Достаточно наглядно, в данном случае, его отражает уровень развития промышленности, отнесенный к численности населения.
Как видно из графика, по этому показателю, несмотря на высокие темпы роста, Россия отставала от своих основных конкурентов в разы.
Доля в совокупном промышленном производстве (пяти стран — лидеров), к численности населения в 1913 г.{892}Итог подводил известный монархист, депутат Государственный Думы В. Шульгин: это «приговор всем нам, всему правящему и неправящему классу, всей интеллигенции, которая жила беспечно, не обращая внимания на то, как безнадежно в смысле материальной культуры Россия отстала от соседей. То, что мы умели только петь, танцевать, писать стихи в нашей стране, теперь окупалось миллионами русских жизней. Мы не хотели и не могли быть «Эдисонами», мы презирали материальную культуру. Гораздо веселее было создавать мировую литературу, трансцендентальный балет и анархические теории. Но за это пришла расплата…»{893}
ВМЕСТО ПОСЛЕСЛОВИЯ
Динамит образования
Получив образование, они еще острее ощутят несправедливость своего положения! Не поколеблет ли это безопасность государства? Ибо рабы, получив образование, вряд ли захотят и далее быть рабами!
Н.Тургенев{894}Мы рассмотрели основные факторы, определяющие экономический рост: землю, труд, капитал, рынок сбыта, время, затронули возможности влияния на них. Нерассмотренным остался только один фактор, которого мы коснулись лишь вскользь, — это технический прогресс. В основе технического прогресса лежит образование. Как же обстояло дело с ним в Российской империи?
Первые шаги в направлении бесплатного общего государственного образования сделает Екатерина II, которая выпустит Национальный статут образования, устанавливающий преемственную двухуровневую систему школ, единую для всех сословий, кроме крепостных. Однако эти начинания популярностью не пользовались, и власти были вынуждены вербовать учеников в школы принудительно{895}. Тем не менее, именно за время правления Екатерины II доля расходов на образование в российском бюджете выросла на порядок, а в рублях — более чем в 20 раз. В эпоху Александра I развитие просвещения продолжилось, в 1801 г. Александр I упраздняет тайную экспедицию и отменяет цензуру, «запрещения на выпуск всякого рода книг и музыки», введенные его отцом Павлом I.

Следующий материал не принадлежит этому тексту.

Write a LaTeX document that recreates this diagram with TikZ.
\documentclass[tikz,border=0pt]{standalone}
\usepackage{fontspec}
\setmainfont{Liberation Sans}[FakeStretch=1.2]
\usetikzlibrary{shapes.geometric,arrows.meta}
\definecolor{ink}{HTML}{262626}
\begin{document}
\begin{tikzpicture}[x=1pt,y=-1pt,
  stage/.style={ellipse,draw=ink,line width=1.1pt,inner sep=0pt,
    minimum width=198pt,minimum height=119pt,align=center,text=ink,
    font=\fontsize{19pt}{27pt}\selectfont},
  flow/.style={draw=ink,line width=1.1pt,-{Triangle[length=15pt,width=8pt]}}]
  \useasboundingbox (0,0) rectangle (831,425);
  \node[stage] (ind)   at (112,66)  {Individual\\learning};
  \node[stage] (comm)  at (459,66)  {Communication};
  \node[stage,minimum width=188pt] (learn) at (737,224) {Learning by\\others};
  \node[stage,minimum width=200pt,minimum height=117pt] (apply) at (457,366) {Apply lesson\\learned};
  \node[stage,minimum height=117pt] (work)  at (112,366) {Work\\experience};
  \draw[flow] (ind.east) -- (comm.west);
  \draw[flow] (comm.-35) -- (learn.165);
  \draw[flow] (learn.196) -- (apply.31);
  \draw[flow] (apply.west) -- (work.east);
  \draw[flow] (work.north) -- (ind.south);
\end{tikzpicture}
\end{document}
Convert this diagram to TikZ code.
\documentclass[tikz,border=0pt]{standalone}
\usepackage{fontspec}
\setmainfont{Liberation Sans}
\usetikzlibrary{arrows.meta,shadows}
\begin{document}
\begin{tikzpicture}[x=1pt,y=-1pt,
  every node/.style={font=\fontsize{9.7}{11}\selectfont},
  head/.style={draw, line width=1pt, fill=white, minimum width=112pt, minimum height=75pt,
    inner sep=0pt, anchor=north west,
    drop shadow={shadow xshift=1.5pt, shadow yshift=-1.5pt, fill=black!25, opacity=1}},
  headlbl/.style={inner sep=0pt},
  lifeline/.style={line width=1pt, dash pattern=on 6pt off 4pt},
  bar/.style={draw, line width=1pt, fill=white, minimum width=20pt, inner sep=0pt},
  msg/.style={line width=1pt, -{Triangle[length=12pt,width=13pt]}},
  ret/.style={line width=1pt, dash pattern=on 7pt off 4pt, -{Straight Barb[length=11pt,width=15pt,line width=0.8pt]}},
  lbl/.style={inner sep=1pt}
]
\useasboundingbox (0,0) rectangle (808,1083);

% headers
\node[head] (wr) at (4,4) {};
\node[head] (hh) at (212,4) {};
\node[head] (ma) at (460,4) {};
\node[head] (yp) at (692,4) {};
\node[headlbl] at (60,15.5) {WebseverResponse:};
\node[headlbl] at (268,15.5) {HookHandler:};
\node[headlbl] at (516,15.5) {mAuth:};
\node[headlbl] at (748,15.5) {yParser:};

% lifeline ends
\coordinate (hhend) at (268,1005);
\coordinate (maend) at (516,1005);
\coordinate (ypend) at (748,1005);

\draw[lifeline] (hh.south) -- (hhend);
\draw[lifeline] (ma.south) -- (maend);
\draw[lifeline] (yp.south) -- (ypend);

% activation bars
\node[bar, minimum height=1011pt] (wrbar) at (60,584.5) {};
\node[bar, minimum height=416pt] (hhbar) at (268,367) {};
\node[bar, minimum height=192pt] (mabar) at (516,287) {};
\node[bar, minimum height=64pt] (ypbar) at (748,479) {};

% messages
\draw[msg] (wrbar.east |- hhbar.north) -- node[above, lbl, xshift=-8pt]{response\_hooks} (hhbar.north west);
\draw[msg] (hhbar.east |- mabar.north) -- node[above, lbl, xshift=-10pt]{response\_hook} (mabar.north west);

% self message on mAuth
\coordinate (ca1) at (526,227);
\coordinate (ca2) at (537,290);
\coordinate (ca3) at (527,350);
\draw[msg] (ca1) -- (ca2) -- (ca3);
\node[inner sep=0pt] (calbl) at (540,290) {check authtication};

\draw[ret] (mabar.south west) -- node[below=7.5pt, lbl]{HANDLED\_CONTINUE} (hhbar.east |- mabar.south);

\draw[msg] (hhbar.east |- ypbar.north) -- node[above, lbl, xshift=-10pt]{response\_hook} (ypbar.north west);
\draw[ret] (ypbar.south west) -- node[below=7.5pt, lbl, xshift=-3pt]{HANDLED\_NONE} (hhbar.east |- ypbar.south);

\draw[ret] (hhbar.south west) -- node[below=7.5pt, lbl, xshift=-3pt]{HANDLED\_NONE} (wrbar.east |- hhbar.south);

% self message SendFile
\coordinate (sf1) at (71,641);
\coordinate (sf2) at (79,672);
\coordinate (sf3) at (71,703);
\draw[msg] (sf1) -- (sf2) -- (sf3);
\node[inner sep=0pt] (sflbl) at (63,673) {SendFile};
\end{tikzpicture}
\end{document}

В 1802 г. учреждается Министерство народного просвещения. В 1803 г. было издано новое положение об устройстве учебных заведений, включавшее: бессословность и бесплатность обучения на низших его ступенях, преемственность учебных программ. Всей системой образования ведало Главное управление училищ, созданное в 1803 г. Появилось 6 университетов, а в 1804 г. вышел Университетский устав, предоставлявший университетам значительную автономию: выборность ректора и профессуры, собственный суд, невмешательство высшей администрации в дела университетов, право университетов назначать учителей в гимназии и училища своего округа.